Let’s talk about the tracks themselves. The album’s lead single, Violence, perhaps serves as the bridge between the brighter sound of Art Angels and the darker Miss Anthropocene – it’s not fully into the darker tinge yet, but the brightness is definitely being shed. It’s the 4th song on the album, and is without question one of my favourite tracks included. The album itself opens with another song you may already be familiar with, So Heavy I Fell Through the Earth. This is deceptively catchy; the chorus has been stuck in my head ever since I first heard it. This one especially is a song I can imagine being played as you’re making your way to the final boss in a video game.

Other standout tracks include the recent single Delete Forever, which has an Oasis style strummed guitar throughout, but features probably my favourite set of lyrics on the album. Incidentally, the lyrics across this album are stellar, frequently dealing with loss, and struggling to cope with the hopelessness of a world that refuses to listen about what’s good for it (they definitely warrant reading through outside of the listening experience). My Name Is Dark is another ominous and foreboding track, with a chorus that is up there with the very best that Grimes has ever written. 4ÆM is a song that starts out with instrumentation that sounds like it would be right at home in a Bollywood adaptation of ‘The Lion King’, before segueing into the sort of song you could imagine playing in a full-on gym session montage in a Danny Boyle movie, before then switching again into a ‘Flight of the Bumblebee’ vocal line that fits far better than it should, and then the whole song goes through the different styles again.

A special mention should go to the final track on the album, IDORU. Following the previous 38 minutes of darkness, IDORU is a 7-minute breath of fresh air – it’s almost like opening the door and stepping out from the darkness into the most tranquil garden you’ve ever seen. It’s a wonderful surprise.

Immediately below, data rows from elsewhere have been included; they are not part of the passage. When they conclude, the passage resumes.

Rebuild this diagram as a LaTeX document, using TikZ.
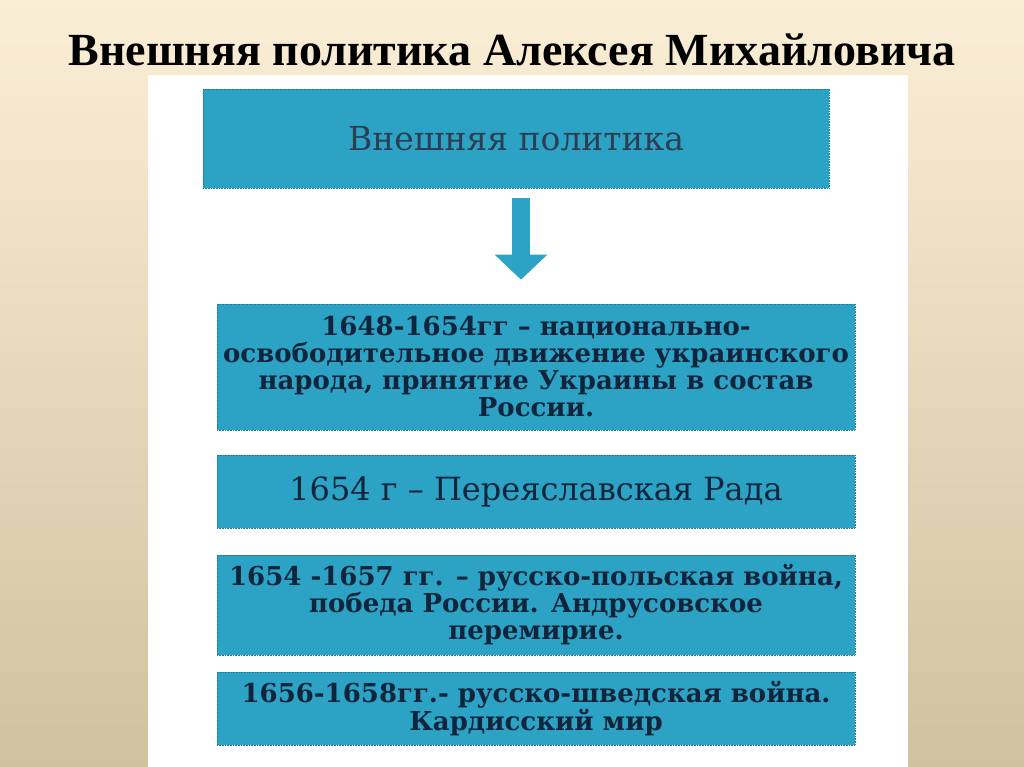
\documentclass[tikz,border=0pt]{standalone}
\usepackage{fontspec}
\setmainfont{Liberation Serif}
\newfontfamily\boxfont{DejaVu Serif}
\usetikzlibrary{arrows.meta}
\definecolor{teal box}{RGB}{44,163,196}
\definecolor{teal line}{RGB}{30,120,150}
\definecolor{ink}{RGB}{16,36,60}
\definecolor{paper top}{RGB}{250,238,214}
\definecolor{paper mid}{RGB}{240,234,216}
\definecolor{paper low}{RGB}{208,194,158}
\begin{document}
\begin{tikzpicture}
[
    x=1pt, y=-1pt,
    box/.style={fill=teal box, draw=teal line, densely dotted, line width=0.6pt,
        text=ink, align=center, inner sep=0pt},
    wide box/.style={box, minimum width=638pt},
    bold text/.style={font=\boxfont\fontsize{26}{27}\selectfont\bfseries},
]
\useasboundingbox (0,0) rectangle (1024,767);
\shade[top color=paper top, middle color=paper mid, bottom color=paper low] (0,0) rectangle (1024,767);
\node (title) at (512,50) {\fontsize{46}{50}\selectfont\bfseries Внешняя политика Алексея Михайловича};
\fill[white] (148,75) rectangle (908,767);
\node[box, minimum width=626pt, minimum height=99pt,
    font=\boxfont\fontsize{33}{34}\selectfont, text=ink!88] (policy) at (516,138.5) {Внешняя политика};
\node[wide box, minimum height=126pt, bold text] (ukraine) at (536,367)
    {1648-1654гг – национально-\\освободительное движение украинского\\народа, принятие Украины в состав\\России.};
\node[wide box, minimum height=73pt, font=\boxfont\fontsize{32}{33}\selectfont] (rada) at (536,491.5)
    {1654 г – Переяславская Рада};
\node[wide box, minimum height=100pt, bold text] (poland) at (536,605)
    {1654 -1657 гг. – русско-польская война,\\победа России. Андрусовское\\перемирие.};
\node[wide box, minimum height=73pt, bold text] (sweden) at (536,708.5)
    {1656-1658гг.- русско-шведская война.\\Кардисский мир};
\coordinate (ax) at (521,0);
\draw[teal box, line width=18pt, shorten <=10pt, shorten >=24pt,
    -{Triangle[width=51pt, length=25pt]}] (policy.south -| ax) -- (ukraine.north -| ax);
\end{tikzpicture}
\end{document}
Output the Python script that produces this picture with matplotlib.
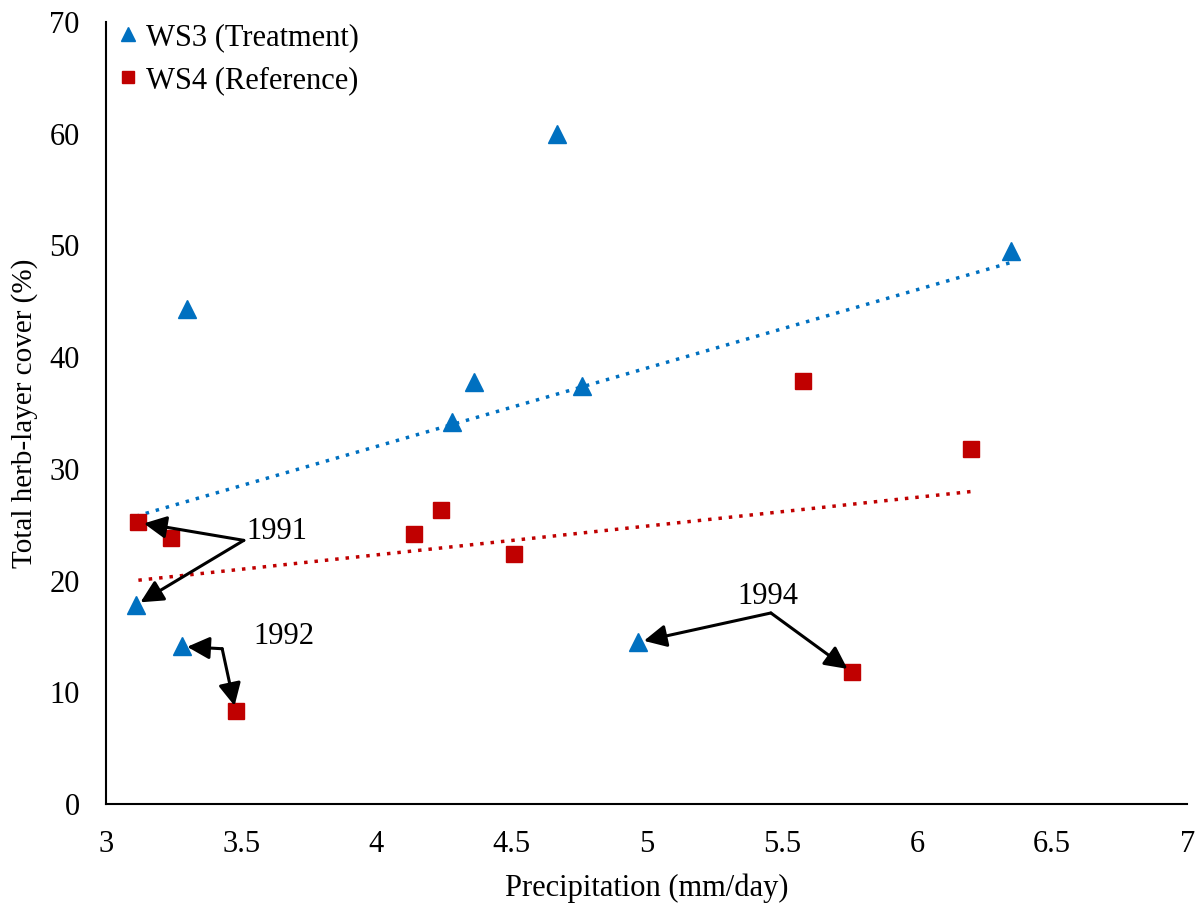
import numpy as np
import matplotlib
matplotlib.use('Agg')
import matplotlib.pyplot as plt

plt.rcParams['font.family'] = ['Liberation Serif', 'DejaVu Serif']

# herb-layer cover vs. mean daily precipitation, one point per sample year
ws3_precip = [3.11, 3.28, 3.30, 4.28, 4.36, 4.67, 4.76, 4.97, 6.35]
ws3_cover = [17.8, 14.1, 44.3, 34.2, 37.8, 60.0, 37.4, 14.5, 49.5]
ws4_precip = [3.12, 3.24, 3.48, 4.14, 4.24, 4.51, 5.58, 5.76, 6.20]
ws4_cover = [25.2, 23.8, 8.3, 24.2, 26.3, 22.4, 37.9, 11.8, 31.8]

# year callouts: label, text position, arrow origin, indexes of (ws3, ws4) points
years = ['1991', '1992', '1994']
year_text = [(3.52, 24.4), (3.545, 15.0), (5.335, 18.6)]
year_origin = [(3.51, 23.6), (3.43, 13.9), (5.46, 17.1)]
year_ws3 = [0, 1, 7]
year_ws4 = [0, 2, 7]

blue = '#0070C0'
red = '#C00000'

fig = plt.figure(figsize=(12.04, 9.09), dpi=100)
ax = fig.add_axes([0.088, 0.1155, 0.898, 0.8603])

ax.plot(ws3_precip, ws3_cover, '^', color=blue, markersize=13, label='WS3 (Treatment)', zorder=3)
ax.plot(ws4_precip, ws4_cover, 's', color=red, markersize=11, label='WS4 (Reference)', zorder=3)

# linear trendlines over the range of each series
for xs, ys, c in [(ws3_precip, ws3_cover, blue), (ws4_precip, ws4_cover, red)]:
    k, b = np.polyfit(xs, ys, 1)
    xx = np.array([min(xs), max(xs)])
    ax.plot(xx, k * xx + b, linestyle=(0, (1, 2)), color=c, linewidth=2.5, zorder=2)

arrow = dict(arrowstyle='-|>', color='black', lw=2.2, mutation_scale=34, shrinkA=0, shrinkB=4)
for lab, tpos, org, i3, i4 in zip(years, year_text, year_origin, year_ws3, year_ws4):
    ax.text(tpos[0], tpos[1], lab, fontsize=22, ha='left', va='center')
    ax.annotate('', xy=(ws3_precip[i3], ws3_cover[i3]), xytext=org, arrowprops=arrow)
    ax.annotate('', xy=(ws4_precip[i4], ws4_cover[i4]), xytext=org, arrowprops=arrow)

ax.set_xlim(3, 7)
ax.set_ylim(0, 70)
ax.set_xticks(np.arange(3, 7.01, 0.5))
ax.set_xticklabels(['3', '3.5', '4', '4.5', '5', '5.5', '6', '6.5', '7'])
ax.set_yticks(range(0, 71, 10))
ax.tick_params(length=0, labelsize=22)
ax.tick_params(axis='x', pad=19)
ax.tick_params(axis='y', pad=19)
for s in ['top', 'right']:
    ax.spines[s].set_visible(False)
for s in ['left', 'bottom']:
    ax.spines[s].set_linewidth(1.5)

ax.set_xlabel('Precipitation (mm/day)', fontsize=22, labelpad=10)
ax.set_ylabel('Total herb-layer cover (%)', fontsize=21, labelpad=8)

ax.legend(loc='upper left', bbox_to_anchor=(-0.011, 1.022), frameon=False, fontsize=22,
          handletextpad=0.1, handlelength=1.0, markerscale=0.8, labelspacing=0.45,
          borderaxespad=0.2)

fig.savefig('out.png', dpi=100)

I do have a couple of little nit-picks, though. The second track on the album, Darkseid, is a bit annoying. That’s the best way I can sum it up. I think a lot of people will like it, and whilst I like the music and chorus, the verses are rapped in Taiwanese (by the same rapper who performed on Scream from this album’s predecessor, Aristophanes) and end up just sounding like a bit of a mess. I think there are frequently times across this album when the vocals could do with being turned up in the mix a little more too – I don’t know if they are buried a little bit to make the package feel a little more abstract, which it does do, but with lyrics as good as this album has it would be nice to hear them at least a little bit more clearly. But these are the only real criticisms I have.

On the whole then, Miss Anthropocene is another excellent moment in Grimes’ catalogue, and well worth your time. It’s not necessarily going to be everyone’s cup of tea, but if you’re willing to let it, it will suck you into its world. Let’s hope it’s not another 4 years before the next one!